Kentin Mahé avec sa médaille d'or au championnat d'Europe de handball

Vous faites partie de la génération dorée du handball avec de multiples titres et médailles remportés. Depuis toutes ces années, avez-vous ressenti une évolution de votre sport en France ?

Je rentre en France seulement pour des stages de préparation. Nous sommes dans une bulle en quelque sorte. Une bulle sanitaire de 2020 jusqu'en 2022. Mais il est clair que l’image du handball s’est réellement améliorée. Je pense que beaucoup de sponsors, régions et politiques se sont intéressés à ce sport depuis tous les titres remportés. En plus, nous continuons de gagner. L’équipe de France féminine a gagné en décembre et nous avons gagné en janvier. Pour l'instant, nous sommes sur le toit du monde et de l’Europe. J'espère que nous allons pouvoir récidiver cet été lors des Jeux olympiques à Paris. 

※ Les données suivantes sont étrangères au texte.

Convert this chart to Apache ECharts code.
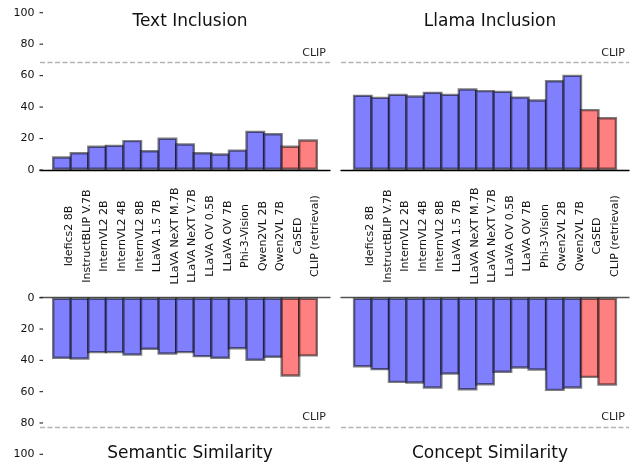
<!DOCTYPE html>
<html>
<head>
<meta charset="utf-8">
<script src="https://cdn.jsdelivr.net/npm/echarts@6/dist/echarts.min.js"></script>
<style>
html,body{margin:0;padding:0;background:#fff;}
#chart{width:632px;height:464px;}
</style>
</head>
<body>
<div id="chart"></div>
<script>
// ---- data ----
var categories = ['Idefics2 8B','InstructBLIP V.7B','InternVL2 2B','InternVL2 4B','InternVL2 8B','LLaVA 1.5 7B','LLaVA NeXT M.7B','LLaVA NeXT V.7B','LLaVA OV 0.5B','LLaVA OV 7B','Phi-3-Vision','Qwen2VL 2B','Qwen2VL 7B','CaSED','CLIP (retrieval)'];
var baselines = ['CaSED','CLIP (retrieval)'];
var textInclusion = [8.7, 11.4, 15.5, 16.1, 19.1, 12.7, 20.6, 17.0, 11.4, 10.6, 13.1, 25.0, 23.5, 15.5, 19.5];
var llamaInclusion = [47.9, 46.6, 48.5, 47.5, 49.8, 48.5, 51.9, 50.9, 50.4, 46.8, 44.9, 57.2, 60.6, 38.8, 33.7];
var semanticSimilarity = [39.1, 39.6, 35.5, 35.5, 37.0, 33.4, 36.4, 35.5, 38.1, 39.1, 33.0, 40.4, 38.5, 50.4, 37.6];
var conceptSimilarity = [44.5, 46.4, 54.5, 54.9, 58.1, 49.2, 59.2, 56.0, 48.1, 45.3, 46.6, 59.6, 58.1, 51.3, 56.2];
var clipText = 68.5, clipLlama = 68.5, clipSemantic = 82.6, clipConcept = 82.6;
var panelTitles = ['Text Inclusion','Llama Inclusion','Semantic Similarity','Concept Similarity'];

// ---- layout ----
var FONT = 'DejaVu Sans';
var BORDER = 2.4;
var grids = [
  {left: 40, top: 12.7, width: 290, height: 157.3},
  {left: 341, top: 12.7, width: 288, height: 157.3},
  {left: 40, top: 297.7, width: 290, height: 156.6},
  {left: 341, top: 297.7, width: 288, height: 156.6}
];
var xMin = -1.25, xMax = categories.length - 1 + 1.25;
var panels = [
  {values: textInclusion, clip: clipText, inverse: false, showY: true, showX: true},
  {values: llamaInclusion, clip: clipLlama, inverse: false, showY: false, showX: true},
  {values: semanticSimilarity, clip: clipSemantic, inverse: true, showY: true, showX: false},
  {values: conceptSimilarity, clip: clipConcept, inverse: true, showY: false, showX: false}
];
var idx = categories.map(function(c, i){ return i; });

var option = {
  animation: false,
  backgroundColor: '#fff',
  textStyle: {fontFamily: FONT},
  title: [],
  grid: grids.map(function(g){ return {left: g.left, top: g.top, width: g.width, height: g.height, containLabel: false}; }),
  xAxis: [],
  yAxis: [],
  series: []
};

panels.forEach(function(p, k){
  var g = grids[k];
  option.xAxis.push({
    type: 'value', gridIndex: k, min: xMin, max: xMax,
    position: p.inverse ? 'top' : 'bottom',
    axisLine: {show: true, onZero: false, lineStyle: {color: p.inverse ? '#555' : '#000', width: 1.4}},
    axisTick: {show: false},
    splitLine: {show: false},
    axisLabel: p.showX ? {
      show: true, customValues: idx, rotate: 90, align: 'center', verticalAlign: 'top',
      margin: 66, fontSize: 11, color: '#111', fontFamily: FONT, padding: [2, 0, 0, 0],
      formatter: function(v){ return categories[Math.round(v)] || ''; }
    } : {show: false}
  });
  option.yAxis.push({
    type: 'value', gridIndex: k, min: 0, max: 100, interval: 20, inverse: p.inverse,
    position: 'left',
    axisLine: {show: false, onZero: false},
    splitLine: {show: false},
    axisTick: {show: false},
    axisLabel: {
      show: p.showY, margin: -3, fontSize: 11, color: '#111', fontFamily: FONT,
      formatter: function(v){ return '{v|' + v + '}{s|}{t|}'; },
      rich: {
        v: {fontSize: 11, color: '#111', fontFamily: FONT},
        s: {width: 5},
        t: {width: 3.5, height: 1.1, backgroundColor: '#222', verticalAlign: 'middle'}
      }
    }
  });
  var bw = g.width / (xMax - xMin);
  option.series.push({
    type: 'bar', xAxisIndex: k, yAxisIndex: k,
    barWidth: bw + BORDER, barCategoryGap: '0%', barGap: '0%',
    data: p.values.map(function(v, i){ return [i, v]; }),
    itemStyle: {
      color: function(params){
        return baselines.indexOf(categories[params.dataIndex]) >= 0 ? '#ff8080' : '#8080ff';
      },
      borderColor: 'rgba(0,0,0,0.5)', borderWidth: BORDER
    },
    markLine: {
      silent: true, symbol: 'none', animation: false,
      lineStyle: {type: [5, 2.5], color: '#b4b4b4', width: 1.3},
      label: {show: true, formatter: 'CLIP', position: 'insideEndTop', distance: [4, 4], fontSize: 11, color: '#222', fontFamily: FONT},
      data: [{yAxis: p.clip}]
    }
  });
  option.title.push({
    text: panelTitles[k],
    left: g.left + g.width / 2, textAlign: 'center',
    top: k < 2 ? 8 : 440,
    textStyle: {fontSize: 17, fontWeight: 'normal', color: '#111', fontFamily: FONT}
  });
});

var chart = echarts.init(document.getElementById('chart'), null, {renderer: 'canvas'});
chart.setOption(option);
</script>
</body>
</html>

De manière générale, le handball a beaucoup évolué. Mais, même si la France est un pays passionné de sport, il y a d’autres nations qui rendent hommage à leurs handballeurs d’une manière plus intense. Je pense à l'Allemagne, où le championnat d'Europe était organisé, ce qui a joué aussi en leur faveur. L'exposition est plus importante dans d'autres pays comme le Danemark ou l'Islande qui ont des équipes de très haut niveau. Dans ces pays, le handball prend une grande place médiatique pendant les compétitions.

À quelques mois des Jeux olympiques de Paris, comment vous sentez-vous et quelles sont vos ambitions ? 

Cette question revenait souvent avant et pendant l’Euro. Est-ce que les Jeux olympiques sont dans un coin de ma tête ? Oui, forcément, ce serait mentir que de dire l’inverse pour une aussi grande compétition organisée à la maison. Maintenant, nous avons abordé le championnat d’Europe dans l'optique de le gagner et la mission est réussie. Désormais, il faut se concentrer sur le club et l’aventure en ligue des champions. Mais je me projette au quotidien. Je mets tout en œuvre pour arriver à la préparation des Jeux olympiques en étant frais et dans les meilleures conditions possibles.